Today we had a chance to meet with U of Iowa's top pediatric neurologist. At our last eye appointment, our specialist, Dr. Drack, recommended that we get a fresh perspective from Dr. Matthews. Jude last saw Dr. Matthews when he was 18 months old and admitted for a video EEG. Since then, we focused on his seizure control and have not had a seizure in four years and been off anti-seizure meds for 2 years. Dr. Drack thought it was time for a recheck.
Jude is doing so well. He is in a regular kindergarten class, and with accommodations/modifications for his vision impairment, he is on-track developmentally with his peers. He knows all his colors, numbers and letters by symbol and word. He is learning to write and read. So on this trip, we found ourselves in the exact exam room from 4 1/2 years ago when this journey started. There was a child size chalk board on the wall, and Jude just started writing out numbers 1-20. Then he wrote out to 100 by 10s. He was writing names and drawing stick people and a whale :-) We have come so far since the first time we were in this room.

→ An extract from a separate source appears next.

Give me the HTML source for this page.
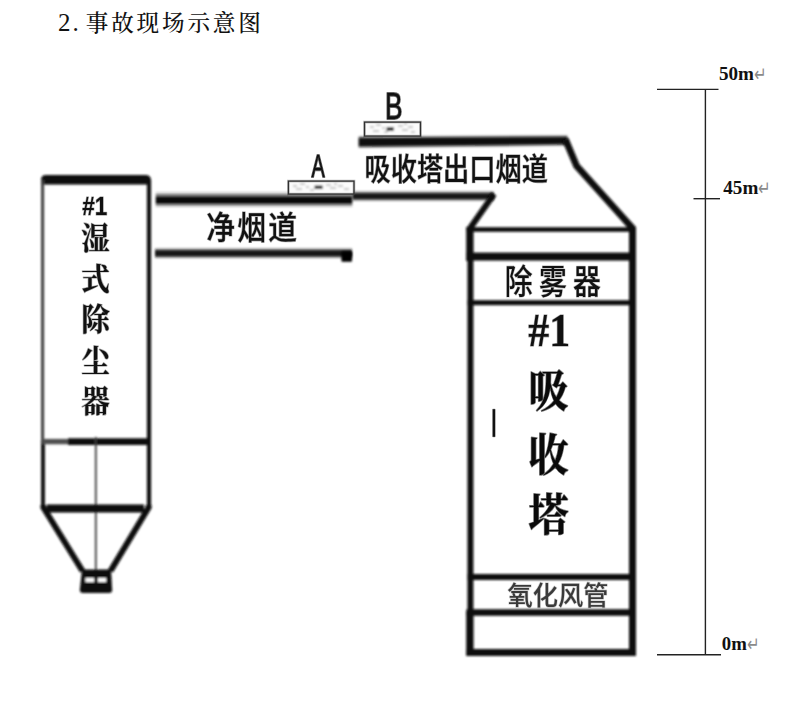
<!DOCTYPE html>
<html lang="zh-CN">
<head>
<meta charset="utf-8">
<title>事故现场示意图</title>
<style>
html,body{margin:0;padding:0;background:#fff;width:806px;height:701px;overflow:hidden}
svg{display:block;position:absolute;left:0;top:0}
.song{font-family:"Liberation Serif","Noto Serif CJK SC",serif}
.hei{font-family:"Liberation Sans","Noto Sans CJK SC",sans-serif}
.tnr{font-family:"Liberation Serif",serif;font-weight:700}
.ret{font-family:"DejaVu Sans","Liberation Sans",sans-serif;fill:#8a8a8a}
</style>
</head>
<body>
<svg width="806" height="701" viewBox="0 0 806 701">
<defs>
<filter id="soft" x="-5%" y="-5%" width="110%" height="110%"><feGaussianBlur stdDeviation="0.8"/></filter>
<filter id="softL" x="-5%" y="-5%" width="110%" height="110%"><feGaussianBlur stdDeviation="1.0"/></filter>
<filter id="softD" x="-5%" y="-20%" width="110%" height="140%"><feGaussianBlur stdDeviation="0.9 1.5"/></filter>
<linearGradient id="gTop" gradientUnits="userSpaceOnUse" x1="0" y1="190" x2="0" y2="209">
<stop offset="0.000" stop-color="#000" stop-opacity="0"/>
<stop offset="0.042" stop-color="#000" stop-opacity="0.03"/>
<stop offset="0.126" stop-color="#000" stop-opacity="0.12"/>
<stop offset="0.195" stop-color="#000" stop-opacity="0.3"/>
<stop offset="0.258" stop-color="#000" stop-opacity="0.47"/>
<stop offset="0.337" stop-color="#000" stop-opacity="0.68"/>
<stop offset="0.416" stop-color="#000" stop-opacity="0.9"/>
<stop offset="0.463" stop-color="#000" stop-opacity="0.97"/>
<stop offset="0.600" stop-color="#000" stop-opacity="0.97"/>
<stop offset="0.653" stop-color="#000" stop-opacity="0.88"/>
<stop offset="0.705" stop-color="#000" stop-opacity="0.7"/>
<stop offset="0.784" stop-color="#000" stop-opacity="0.45"/>
<stop offset="0.858" stop-color="#000" stop-opacity="0.2"/>
<stop offset="0.947" stop-color="#000" stop-opacity="0.04"/>
<stop offset="1.000" stop-color="#000" stop-opacity="0"/>
</linearGradient>
<filter id="softX" x="-5%" y="-5%" width="110%" height="110%"><feGaussianBlur stdDeviation="1.0 0"/></filter>
<filter id="mono" x="0" y="0" width="100%" height="100%" color-interpolation-filters="sRGB"><feColorMatrix type="saturate" values="0"/></filter>
</defs>
<rect width="806" height="701" fill="#fff"/>

<!-- title -->
<g id="title">
<text class="song" font-weight="500" fill="#111" y="30.8"><tspan font-size="25" x="58 72.4">2.</tspan><tspan font-size="22.6" x="85.8 111.2 136.6 162 187.4 212.8 238.2">事故现场示意图</tspan></text>
</g>

<!-- horizontal duct walls -->
<g id="duct-top" filter="url(#softX)">
  <rect x="155.7" y="190" width="196.6" height="19" fill="url(#gTop)"/>
</g>
<g id="ducts" filter="url(#softD)">
  <rect x="155" y="249.4" width="197" height="7.7" fill="#161616"/>
  <path d="M358.6 137.2 L567.5 136.3 V144.8 L358.6 147.1 Z" fill="#080808"/>
  <rect x="352.3" y="192.4" width="141.5" height="7.5" fill="#161616"/>
</g>

<!-- diagram line work -->
<g id="lines" filter="url(#softL)">
  <!-- wet deduster vessel -->
  <g id="deduster-lines">
    <path d="M41 184.5 V180 Q41 175 46 175 H145.5 Q151 175 151 180.5 V184.5 Z" fill="#0c0c0c"/>
    <line x1="42.6" y1="180" x2="42.6" y2="440" stroke="#3c3c3c" stroke-width="3"/>
    <line x1="43" y1="440" x2="43" y2="508" stroke="#141414" stroke-width="4"/>
    <line x1="149" y1="180" x2="149" y2="508" stroke="#0c0c0c" stroke-width="4.2"/>
    <line x1="42" y1="441.6" x2="70" y2="441.6" stroke="#505050" stroke-width="5.4"/>
    <line x1="68" y1="441.6" x2="150" y2="441.6" stroke="#0c0c0c" stroke-width="6.6"/>
    <line x1="95.8" y1="437" x2="95.8" y2="572" stroke="#3a3a3a" stroke-width="1.8"/>
    <line x1="47" y1="508.4" x2="144" y2="508.4" stroke="#0c0c0c" stroke-width="8"/>
    <path d="M43.4 505 V507.5 L82.5 571" fill="none" stroke="#0c0c0c" stroke-width="6" stroke-linejoin="round"/>
    <path d="M148.6 505 V507.5 L110.5 571" fill="none" stroke="#0c0c0c" stroke-width="6" stroke-linejoin="round"/>
    <path d="M82 569.5 H111 L112.2 590 Q112.2 593 109 593 H83 Q79.8 593 79.8 590 Z" fill="#0c0c0c"/>
    <rect x="85.4" y="578" width="8.6" height="4" fill="#fff"/>
    <rect x="98" y="578" width="8.2" height="4" fill="#fff"/>
  </g>
  <!-- absorber outlet duct -->
  <g id="outduct-lines">
    <rect x="341.4" y="251.6" width="10.6" height="10.2" rx="1" fill="#000"/>
    <path d="M565.4 139.4 L576.6 166 L633.2 229" fill="none" stroke="#0c0c0c" stroke-width="6.8" stroke-linejoin="miter"/>
    <path d="M494 194 L469.5 229" fill="none" stroke="#0c0c0c" stroke-width="6"/>
  </g>
  <!-- absorber tower -->
  <g id="tower-lines">
    <rect x="467.4" y="227" width="6" height="385" fill="#0c0c0c"/>
    <rect x="466.2" y="611" width="7.4" height="45" fill="#0c0c0c"/>
    <rect x="466.2" y="227" width="7" height="34" fill="#0c0c0c"/>
    <rect x="629" y="227" width="7" height="429" fill="#0c0c0c"/>
    <rect x="466.5" y="227.2" width="169.5" height="4.6" fill="#0c0c0c"/>
    <rect x="466.5" y="252.6" width="169.5" height="8" fill="#0c0c0c"/>
    <rect x="467.6" y="300.2" width="168.4" height="5" fill="#0c0c0c"/>
    <rect x="467.6" y="574" width="168.4" height="6" fill="#0c0c0c"/>
    <rect x="466.5" y="609.2" width="169.5" height="6.6" fill="#0c0c0c"/>
    <rect x="466.5" y="649" width="169.5" height="7" rx="1.5" fill="#0c0c0c"/>
  </g>
</g>

<!-- sample point boxes -->
<g id="box-fill" filter="url(#soft)">
  <rect x="288.5" y="181.1" width="65.4" height="13" fill="#fcfcfc"/>
  <path d="M293 186h4M300 184h5M296 189h6M306 187h3M326 185h5M330 188h6M338 186h5M344 189h5M310 190h4M334 184h3" stroke="#b5b5b5" stroke-width="1.6" fill="none"/>
  <rect x="314.6" y="185.6" width="8" height="3.4" fill="#111"/>
  <rect x="364.6" y="122.1" width="55.8" height="14" fill="#fcfcfc"/>
  <path d="M370 127h4M376 125h5M373 131h6M382 128h3M398 126h5M402 130h6M408 127h5M411 132h4M384 132h4M404 124h3" stroke="#b5b5b5" stroke-width="1.6" fill="none"/>
  <rect x="386.6" y="127.2" width="7.2" height="3.6" fill="#111"/>
</g>
<g id="box-frame" fill="none">
  <rect x="288.4" y="181.1" width="65.6" height="13" stroke="#000" stroke-opacity="0.22" stroke-width="2.8"/>
  <rect x="288.4" y="181.1" width="65.6" height="13" stroke="#303030" stroke-width="1.3"/>
  <rect x="364.5" y="122.1" width="56" height="14" stroke="#000" stroke-opacity="0.22" stroke-width="2.8"/>
  <rect x="364.5" y="122.1" width="56" height="14" stroke="#303030" stroke-width="1.3"/>
</g>

<!-- diagram labels -->
<g id="labels" filter="url(#mono)" stroke="#000" stroke-opacity="0.32" stroke-width="1.3" paint-order="stroke" stroke-linejoin="round">
  <text class="hei" font-size="25" font-weight="700" fill="#111" transform="translate(94.7 215) scale(0.9 1)" text-anchor="middle">#1</text>
  <g class="song" font-size="30" font-weight="700" fill="#111" text-anchor="middle">
    <text transform="translate(95.6 249.4) scale(0.95 1.03)">湿</text>
    <text transform="translate(95.6 289.8) scale(0.95 1.03)">式</text>
    <text transform="translate(95.6 330.4) scale(0.95 1.03)">除</text>
    <text transform="translate(95.6 371.6) scale(0.95 1.03)">尘</text>
    <text transform="translate(95.6 412) scale(0.95 1.03)">器</text>
  </g>
  <text class="hei" font-size="32" font-weight="500" fill="#111" transform="translate(252.8 238.6) scale(0.9 1.0)" text-anchor="middle" letter-spacing="2.5">净烟道</text>
  <text class="hei" font-size="31" fill="#111" stroke-width="1.9" stroke-opacity="0.6" transform="translate(318.2 177) scale(0.64 1)" text-anchor="middle">A</text>
  <text class="hei" font-size="36.5" fill="#111" stroke-width="1.9" stroke-opacity="0.6" transform="translate(393.8 119.4) scale(0.72 1)" text-anchor="middle">B</text>
  <text class="hei" font-size="31" font-weight="500" fill="#111" transform="translate(456.2 179.9) scale(0.845 1)" text-anchor="middle">吸收塔出口烟道</text>
  <text class="hei" font-size="34" font-weight="500" fill="#111" stroke-opacity="0.22" transform="translate(555.9 294.2) scale(0.82 1)" text-anchor="middle" letter-spacing="7.5">除雾器</text>
  <text class="tnr" font-size="46" fill="#111" transform="translate(549.2 345.8) scale(0.91 1)" text-anchor="middle">#1</text>
  <g class="song" font-size="40" font-weight="700" fill="#0a0a0a" stroke-opacity="0.5" text-anchor="middle">
    <text transform="translate(548.5 407) scale(1 1.12)">吸</text>
    <text transform="translate(548.5 470.5) scale(1 1.12)">收</text>
    <text transform="translate(548.5 531) scale(1 1.12)">塔</text>
  </g>
  <rect x="492.7" y="409.2" width="2.4" height="27.6" fill="#111" stroke-width="1"/>
  <text class="hei" font-size="26" font-weight="500" fill="#3a3a3a" stroke-opacity="0.18" transform="translate(558 605) scale(0.97 1)" text-anchor="middle">氧化风管</text>
</g>

<!-- elevation scale -->
<g id="scale">
  <line x1="705.4" y1="89" x2="705.4" y2="655" stroke="#222" stroke-width="1.4"/>
  <line x1="657" y1="89.4" x2="718.5" y2="89.4" stroke="#222" stroke-width="1.4"/>
  <line x1="693.5" y1="198.7" x2="720" y2="198.7" stroke="#222" stroke-width="1.4"/>
  <line x1="657" y1="654.7" x2="721" y2="654.7" stroke="#222" stroke-width="1.4"/>
  <text class="tnr" font-size="19.6" fill="#111" x="719" y="80.2" textLength="35" lengthAdjust="spacingAndGlyphs">50m</text>
  <text class="ret" font-size="13.5" transform="translate(754.3 80.7) scale(1.1 1.5)">↵</text>
  <text class="tnr" font-size="19.6" fill="#111" x="723.3" y="194.3" textLength="35" lengthAdjust="spacingAndGlyphs">45m</text>
  <text class="ret" font-size="13.5" transform="translate(758.3 194.8) scale(1.1 1.5)">↵</text>
  <text class="tnr" font-size="19.6" fill="#111" x="721.8" y="650.2" textLength="25" lengthAdjust="spacingAndGlyphs">0m</text>
  <text class="ret" font-size="13.5" transform="translate(747.3 650.7) scale(1.1 1.5)">↵</text>
</g>
</svg>
</body>
</html>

Dr. Matthews came in and talked to Jude. I love when doctors talk to the kids and not just the parents. Jude answered all her questions and really wanted to talk about his new baby sister, Anna. She had him do some physical tests including some with balance and coordination. She remarked at how well he was doing. She asked our reason for coming. Sarah said, "We wanted to see if there wasn't something obvious we were overlooking that could cause more health problems later...you know, obvious to a pediatric neurologist." She smiled and said there was nothing obvious to do further neurological tests on Jude. I told her how a lot of his progress happened when we weaned him off his anti-seizure medicine called Keppra. She said, "That's not suppose to happen..." She also said they give children Keppra because it's not suppose to interfere with cognitive ability. She then followed up with a somewhat shocking side note that the type of seizures Jude had (myoclonic seizures) typically don't just get outgrown. But they have stopped. She then said the only two things we know for sure is that Jude's vision is impaired because of his optic nerve and that he has a history of seizures. She rounded it out by stating he's doing "too well" for her to think anything else is wrong neurologically. She doesn't believe Jude has any cognitive deficits and she won't need to see us again unless things significantly change.
Chris and I thanked her over and over--and got right out of there before anyone changed their minds and wanted to poke, prod and x-ray Jude. Back in the car, we counted, and today was our 44th trip to the University of Iowa Hospitals & Clinics for Jude in 4 1/2 years. We go back next month to see Dr. Drack and we are anxious to hear what she thinks during this visit.
Thank you all for your prayers, love and concern for Jude.